Community raises opposition to small airport's expansion

MIDDLEFIELD, Ohio (AP) - A proposal to expand Geauga County
Airport in northeast Ohio has drawn opposition from an Amish enclave.
"Look at the lives they want to disrupt, and for what?" said Levi Miller, an Amish farmer. "There's not much activity at that airport, and I find it hard to believe there ever will be.
"They can paint any picture they want about the possibilities, but I can see with my own eyes, and I don't see the need."
Miller said he grows vegetables and fruit on a field that soon could be paved over.

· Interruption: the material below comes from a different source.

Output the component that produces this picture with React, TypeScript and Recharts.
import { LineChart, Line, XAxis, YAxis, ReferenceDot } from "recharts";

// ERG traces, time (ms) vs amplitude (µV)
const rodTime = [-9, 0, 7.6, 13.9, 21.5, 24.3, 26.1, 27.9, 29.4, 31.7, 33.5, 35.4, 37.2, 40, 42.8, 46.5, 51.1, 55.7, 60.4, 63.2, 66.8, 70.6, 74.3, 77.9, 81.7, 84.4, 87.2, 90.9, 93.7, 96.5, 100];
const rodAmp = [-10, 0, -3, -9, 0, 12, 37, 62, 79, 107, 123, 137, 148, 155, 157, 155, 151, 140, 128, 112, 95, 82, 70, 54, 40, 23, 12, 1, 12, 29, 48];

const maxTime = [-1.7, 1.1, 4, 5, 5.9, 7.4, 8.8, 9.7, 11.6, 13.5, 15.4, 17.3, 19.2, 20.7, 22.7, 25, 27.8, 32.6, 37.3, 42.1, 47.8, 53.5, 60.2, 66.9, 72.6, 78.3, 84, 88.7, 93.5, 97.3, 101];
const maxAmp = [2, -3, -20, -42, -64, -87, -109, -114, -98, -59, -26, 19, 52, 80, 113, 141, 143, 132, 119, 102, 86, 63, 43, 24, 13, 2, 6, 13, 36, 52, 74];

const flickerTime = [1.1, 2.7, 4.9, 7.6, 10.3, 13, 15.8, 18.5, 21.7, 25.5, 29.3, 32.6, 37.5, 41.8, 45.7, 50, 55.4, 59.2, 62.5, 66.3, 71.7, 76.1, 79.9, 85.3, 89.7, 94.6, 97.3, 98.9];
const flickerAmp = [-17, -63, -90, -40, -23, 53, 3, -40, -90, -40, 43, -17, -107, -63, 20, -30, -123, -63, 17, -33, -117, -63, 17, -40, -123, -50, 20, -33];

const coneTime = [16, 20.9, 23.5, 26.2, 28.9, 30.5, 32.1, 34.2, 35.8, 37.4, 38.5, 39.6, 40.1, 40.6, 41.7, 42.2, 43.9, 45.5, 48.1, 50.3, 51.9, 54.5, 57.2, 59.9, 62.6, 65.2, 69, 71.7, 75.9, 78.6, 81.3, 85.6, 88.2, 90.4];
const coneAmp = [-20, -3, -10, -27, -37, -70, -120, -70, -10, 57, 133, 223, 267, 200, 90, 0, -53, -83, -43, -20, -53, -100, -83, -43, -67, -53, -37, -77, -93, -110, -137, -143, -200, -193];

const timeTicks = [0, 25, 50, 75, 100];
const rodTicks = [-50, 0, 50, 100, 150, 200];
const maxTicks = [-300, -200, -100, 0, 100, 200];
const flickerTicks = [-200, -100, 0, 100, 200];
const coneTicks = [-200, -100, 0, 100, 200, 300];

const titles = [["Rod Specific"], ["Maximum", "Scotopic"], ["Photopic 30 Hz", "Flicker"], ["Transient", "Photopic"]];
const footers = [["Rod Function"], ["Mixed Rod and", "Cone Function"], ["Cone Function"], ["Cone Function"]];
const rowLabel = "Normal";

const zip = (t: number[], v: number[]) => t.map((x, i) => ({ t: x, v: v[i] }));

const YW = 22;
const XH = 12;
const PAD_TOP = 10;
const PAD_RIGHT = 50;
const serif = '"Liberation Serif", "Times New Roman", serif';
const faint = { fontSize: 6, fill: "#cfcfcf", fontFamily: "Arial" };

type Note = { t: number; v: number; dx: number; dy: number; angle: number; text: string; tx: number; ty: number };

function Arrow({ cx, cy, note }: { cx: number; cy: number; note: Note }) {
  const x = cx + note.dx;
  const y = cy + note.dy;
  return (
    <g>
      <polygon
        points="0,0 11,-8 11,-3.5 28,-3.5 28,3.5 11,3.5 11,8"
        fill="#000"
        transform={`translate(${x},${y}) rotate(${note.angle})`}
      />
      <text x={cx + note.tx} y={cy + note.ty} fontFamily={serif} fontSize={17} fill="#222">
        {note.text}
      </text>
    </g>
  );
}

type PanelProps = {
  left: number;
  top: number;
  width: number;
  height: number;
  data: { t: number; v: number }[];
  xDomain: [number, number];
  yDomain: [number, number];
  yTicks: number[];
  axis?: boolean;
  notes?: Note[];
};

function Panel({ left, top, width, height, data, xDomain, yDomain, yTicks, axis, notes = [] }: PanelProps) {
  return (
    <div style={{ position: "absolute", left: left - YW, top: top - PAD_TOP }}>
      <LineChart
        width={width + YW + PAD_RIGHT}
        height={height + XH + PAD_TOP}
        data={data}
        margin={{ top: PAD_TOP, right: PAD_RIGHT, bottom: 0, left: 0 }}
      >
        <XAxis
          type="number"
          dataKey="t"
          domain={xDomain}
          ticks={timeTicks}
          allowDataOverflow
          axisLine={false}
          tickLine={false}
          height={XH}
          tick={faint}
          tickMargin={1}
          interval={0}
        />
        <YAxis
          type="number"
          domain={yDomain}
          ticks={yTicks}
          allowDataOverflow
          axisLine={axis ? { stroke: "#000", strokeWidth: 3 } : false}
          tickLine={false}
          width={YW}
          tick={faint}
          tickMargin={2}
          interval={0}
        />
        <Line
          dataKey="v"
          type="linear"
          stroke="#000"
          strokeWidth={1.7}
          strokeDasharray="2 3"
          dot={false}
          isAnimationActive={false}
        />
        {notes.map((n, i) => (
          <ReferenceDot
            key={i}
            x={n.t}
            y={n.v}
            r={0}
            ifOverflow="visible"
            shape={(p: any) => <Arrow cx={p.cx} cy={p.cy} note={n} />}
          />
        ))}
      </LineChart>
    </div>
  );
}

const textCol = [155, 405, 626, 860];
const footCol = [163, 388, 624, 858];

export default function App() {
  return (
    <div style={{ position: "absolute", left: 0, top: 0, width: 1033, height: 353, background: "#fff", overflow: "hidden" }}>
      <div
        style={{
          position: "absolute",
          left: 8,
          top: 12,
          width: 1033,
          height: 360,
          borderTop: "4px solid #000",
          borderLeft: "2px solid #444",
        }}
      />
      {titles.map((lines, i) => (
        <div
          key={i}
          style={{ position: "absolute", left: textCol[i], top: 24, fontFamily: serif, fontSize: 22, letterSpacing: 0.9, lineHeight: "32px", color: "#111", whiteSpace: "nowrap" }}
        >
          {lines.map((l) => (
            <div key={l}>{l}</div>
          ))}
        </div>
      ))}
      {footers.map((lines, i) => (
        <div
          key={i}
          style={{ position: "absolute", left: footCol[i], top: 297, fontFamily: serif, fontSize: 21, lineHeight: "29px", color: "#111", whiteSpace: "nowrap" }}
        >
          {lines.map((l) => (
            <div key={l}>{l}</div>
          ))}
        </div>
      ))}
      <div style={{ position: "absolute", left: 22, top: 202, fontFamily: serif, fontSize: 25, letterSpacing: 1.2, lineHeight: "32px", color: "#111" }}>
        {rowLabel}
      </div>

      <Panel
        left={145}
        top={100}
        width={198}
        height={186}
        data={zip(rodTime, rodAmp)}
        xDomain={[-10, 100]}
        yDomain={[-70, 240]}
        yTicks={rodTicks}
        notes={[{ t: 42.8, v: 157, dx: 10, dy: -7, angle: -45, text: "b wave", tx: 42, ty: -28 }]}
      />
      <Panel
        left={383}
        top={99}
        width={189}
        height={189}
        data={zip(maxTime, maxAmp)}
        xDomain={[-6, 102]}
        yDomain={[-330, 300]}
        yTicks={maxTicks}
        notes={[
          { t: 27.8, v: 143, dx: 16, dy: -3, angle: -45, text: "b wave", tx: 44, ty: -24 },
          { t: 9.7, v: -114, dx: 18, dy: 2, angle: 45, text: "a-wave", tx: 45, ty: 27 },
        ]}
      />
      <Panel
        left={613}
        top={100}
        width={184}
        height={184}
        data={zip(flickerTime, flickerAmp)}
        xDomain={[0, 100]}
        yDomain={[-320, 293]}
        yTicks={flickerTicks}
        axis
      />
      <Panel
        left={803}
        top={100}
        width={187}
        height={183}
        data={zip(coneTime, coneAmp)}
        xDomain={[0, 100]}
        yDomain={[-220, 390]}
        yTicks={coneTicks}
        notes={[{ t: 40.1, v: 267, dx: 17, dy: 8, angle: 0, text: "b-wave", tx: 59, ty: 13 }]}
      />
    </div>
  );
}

Miller's field, business and home are in the path of a proposed 1,080-foot extension of the airport runway, which is too short for most aircraft to use.

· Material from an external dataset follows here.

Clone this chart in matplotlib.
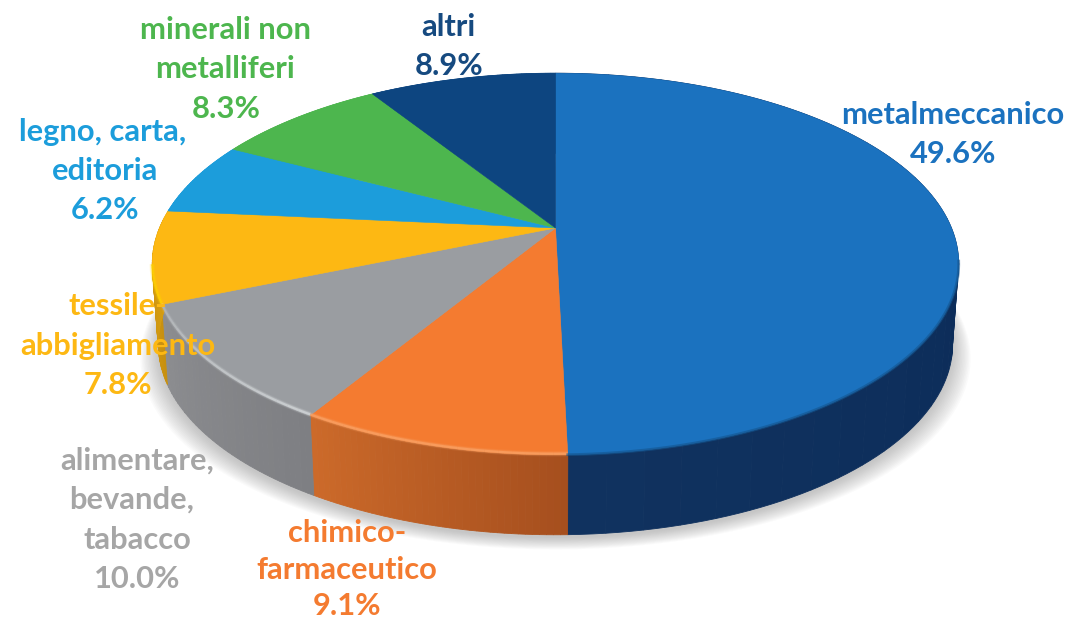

The Geauga Airport Authority is requesting federal grants so the $2 million project can be completed within the next decade.

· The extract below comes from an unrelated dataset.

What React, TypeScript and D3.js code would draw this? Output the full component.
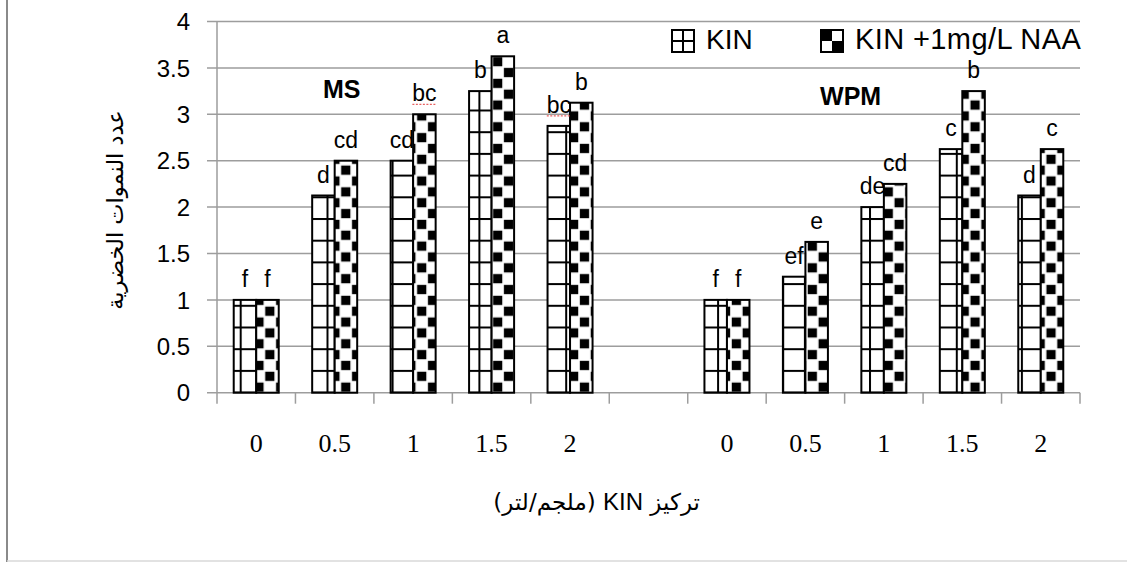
import React from 'react';
import * as d3 from 'd3';

const concentrations = ['0', '0.5', '1', '1.5', '2'];
const mediaNames = ['MS', 'WPM'];
const seriesNames = ['KIN', 'KIN +1mg/L NAA'];
const kinMS = [1, 2.125, 2.5, 3.25, 2.875];
const naaMS = [1, 2.5, 3, 3.625, 3.125];
const kinWPM = [1, 1.25, 2, 2.625, 2.125];
const naaWPM = [1, 1.625, 2.25, 3.25, 2.625];
const lettersKinMS = ['f', 'd', 'cd', 'b', 'bc'];
const lettersNaaMS = ['f', 'cd', 'bc', 'a', 'b'];
const lettersKinWPM = ['f', 'ef', 'de', 'c', 'd'];
const lettersNaaWPM = ['f', 'e', 'cd', 'b', 'c'];
const yTicks = [0, 0.5, 1, 1.5, 2, 2.5, 3, 3.5, 4];
const yTitle = 'عدد النموات الخضرية';
const xTitleParts = ['تركيز ', 'KIN', ' (ملجم/لتر)'];

const W = 1127;
const H = 562;
const plotLeft = 217;
const plotRight = 1080;
const plotTop = 21.5;
const plotBottom = 392.7;

type Row = { key: string; medium: string; conc: string; kin: number; naa: number; lk: string; ln: string };

const rows: Row[] = [];
concentrations.forEach((c, i) =>
  rows.push({ key: 'MS|' + c, medium: 'MS', conc: c, kin: kinMS[i], naa: naaMS[i], lk: lettersKinMS[i], ln: lettersNaaMS[i] })
);
const gapKey = 'gap';
concentrations.forEach((c, i) =>
  rows.push({ key: 'WPM|' + c, medium: 'WPM', conc: c, kin: kinWPM[i], naa: naaWPM[i], lk: lettersKinWPM[i], ln: lettersNaaWPM[i] })
);
const keys = [...rows.slice(0, 5).map((r) => r.key), gapKey, ...rows.slice(5).map((r) => r.key)];

const GRID = '#9d9d9d';
const P = 21.7;

export default function App() {
  const x = d3.scaleBand<string>().domain(keys).range([plotLeft, plotRight]);
  const bw = x.bandwidth();
  const sub = d3.scaleBand<string>().domain(['KIN', 'NAA']).range([0, bw]).paddingOuter(0.743);
  const y = d3.scaleLinear().domain([0, 4]).range([plotBottom, plotTop]);
  const tickXs = [...keys.map((k) => x(k) as number), plotRight];

  const sans = "'Liberation Sans', Arial, sans-serif";
  const serif = "'Liberation Serif', 'Times New Roman', serif";
  const arabic = "'DejaVu Sans', sans-serif";

  const msX = (x('MS|0.5') as number) + bw / 2 + 7;
  const wpmX = (x('WPM|0.5') as number) + bw + 6;

  const letter = (lx: number, ly: number, txt: string, medium: string, k: string) => (
    <g key={k}>
      <text x={lx} y={ly} textAnchor="middle" fontFamily={sans} fontSize={23} fill="#000">
        {txt}
      </text>
      {medium === 'MS' && txt === 'bc' ? (
        <line x1={lx - 12} x2={lx + 12} y1={ly + 3} y2={ly + 3} stroke="#e23b3b" strokeWidth={1} strokeDasharray="2 1.5" />
      ) : null}
    </g>
  );

  return (
    <svg width={W} height={H} style={{ position: 'absolute', left: 0, top: 0, background: '#fff' }}>
      <defs>
        <pattern id="gridPat" patternUnits="userSpaceOnUse" width={P} height={P} x={1} y={1}>
          <rect width={P} height={P} fill="#fff" />
          <rect x={0} y={0} width={2} height={P} fill="#000" />
          <rect x={0} y={0} width={P} height={2} fill="#000" />
        </pattern>
        <pattern id="checkPat" patternUnits="userSpaceOnUse" width={P} height={P} x={4} y={2}>
          <rect width={P} height={P} fill="#fff" />
          <rect x={0.8} y={0.8} width={P / 2 - 1.6} height={P / 2 - 1.6} fill="#000" />
          <rect x={P / 2 + 0.8} y={P / 2 + 0.8} width={P / 2 - 1.6} height={P / 2 - 1.6} fill="#000" />
        </pattern>
      </defs>

      {/* chart border */}
      <line x1={7} x2={7} y1={0} y2={H} stroke="#8a8a8a" strokeWidth={2} />
      <line x1={7} x2={W} y1={H - 1} y2={H - 1} stroke="#d9d9d9" strokeWidth={1.5} />

      {/* gridlines */}
      {yTicks.map((t) => (
        <line key={'g' + t} x1={plotLeft - 10} x2={plotRight} y1={y(t)} y2={y(t)} stroke={GRID} strokeWidth={1.5} />
      ))}
      <line x1={plotLeft} x2={plotLeft} y1={plotTop} y2={plotBottom} stroke={GRID} strokeWidth={1.5} />
      {tickXs.map((tx, i) => (
        <line key={'xt' + i} x1={tx} x2={tx} y1={plotBottom} y2={plotBottom + 11} stroke={GRID} strokeWidth={1.5} />
      ))}

      {/* y tick labels */}
      {yTicks.map((t) => (
        <text key={'yl' + t} x={190} y={y(t)} dy="0.36em" textAnchor="end" fontFamily={sans} fontSize={24} fill="#000">
          {String(t)}
        </text>
      ))}

      {/* bars */}
      {rows.map((r) => {
        const x0 = x(r.key) as number;
        const xk = x0 + (sub('KIN') as number);
        const xn = x0 + (sub('NAA') as number);
        const sw = sub.bandwidth();
        return (
          <g key={r.key}>
            <rect x={xk} y={y(r.kin)} width={sw} height={y(0) - y(r.kin)} fill="url(#gridPat)" stroke="#000" strokeWidth={2} />
            <rect x={xn} y={y(r.naa)} width={sw} height={y(0) - y(r.naa)} fill="url(#checkPat)" stroke="#000" strokeWidth={2} />
            {letter(xk + sw / 2, y(r.kin) - 13, r.lk, r.medium, 'lk')}
            {letter(xn + sw / 2, y(r.naa) - 13, r.ln, r.medium, 'ln')}
            <text x={x0 + bw / 2} y={452} textAnchor="middle" fontFamily={serif} fontSize={26} fill="#000">
              {r.conc}
            </text>
          </g>
        );
      })}

      {/* medium labels */}
      <text x={msX} y={y(3.18)} textAnchor="middle" fontFamily={sans} fontWeight="bold" fontSize={25}>
        {mediaNames[0]}
      </text>
      <text x={wpmX} y={y(3.1)} textAnchor="middle" fontFamily={sans} fontWeight="bold" fontSize={25}>
        {mediaNames[1]}
      </text>

      {/* legend */}
      <g>
        <rect x={672} y={30} width={22} height={22} fill="#fff" stroke="#000" strokeWidth={2} />
        <line x1={683} x2={683} y1={30} y2={52} stroke="#000" strokeWidth={2} />
        <line x1={672} x2={694} y1={41} y2={41} stroke="#000" strokeWidth={2} />
        <text x={706} y={49} fontFamily={sans} fontSize={28}>
          {seriesNames[0]}
        </text>
        <rect x={821} y={30} width={22} height={22} fill="#fff" stroke="#000" strokeWidth={2} />
        <rect x={822} y={31} width={10} height={10} fill="#000" />
        <rect x={832} y={41} width={10} height={10} fill="#000" />
        <text x={855} y={49} fontFamily={sans} fontSize={29} letterSpacing={0.4}>
          {seriesNames[1]}
        </text>
      </g>

      {/* axis titles */}
      <text transform={`translate(123,210) rotate(-90)`} textAnchor="middle" fontFamily={arabic} fontSize={22.5} direction="rtl">
        {yTitle}
      </text>
      <text x={700} y={510} textAnchor="start" direction="rtl" fontFamily={arabic} fontSize={23} style={{ whiteSpace: 'pre' }}>
        <tspan>{xTitleParts[0]}</tspan>
        <tspan fontFamily={sans} fontSize={24}>{xTitleParts[1]}</tspan>
        <tspan>{xTitleParts[2]}</tspan>
      </text>
    </svg>
  );
}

A longer runway could invigorate the airport, turning it into an economic engine for eastern Geauga County, said pilot and airport authority member Pierre Hodgins.
He said an extension would make the airport safer and open it to larger planes.
The runway can safely accommodate a six-passenger, twin-engine plane, said pilot Chris Hopkins, who also is an airport authority member.
Middlefield Councilman Chuck White, a former pilot, said the community is comfortable with the airport as it exists. He said most residents in the village of 2,200 people don't want the airport to turn into a nuisance, particularly involving noise.
The most vocal opposition, led by Miller, comes from residents of Middlefield Township who live along State Route 528 near the airport. They say they have the most to lose if the runway is extended from roughly 3,400 feet to 4,500 feet.
Miller, 66, and his son-in-law, Owen Miller, 43, would be forced to sell and leave their side-by-side homes. Ten of their neighbors on the same side of the two-lane highway would be given the option of selling and relocating, airport officials said.
The airport is used mostly for recreational aviation, although several companies, including KraftMaid Cabinetry, the county's largest employer, occasionally fly people in and out.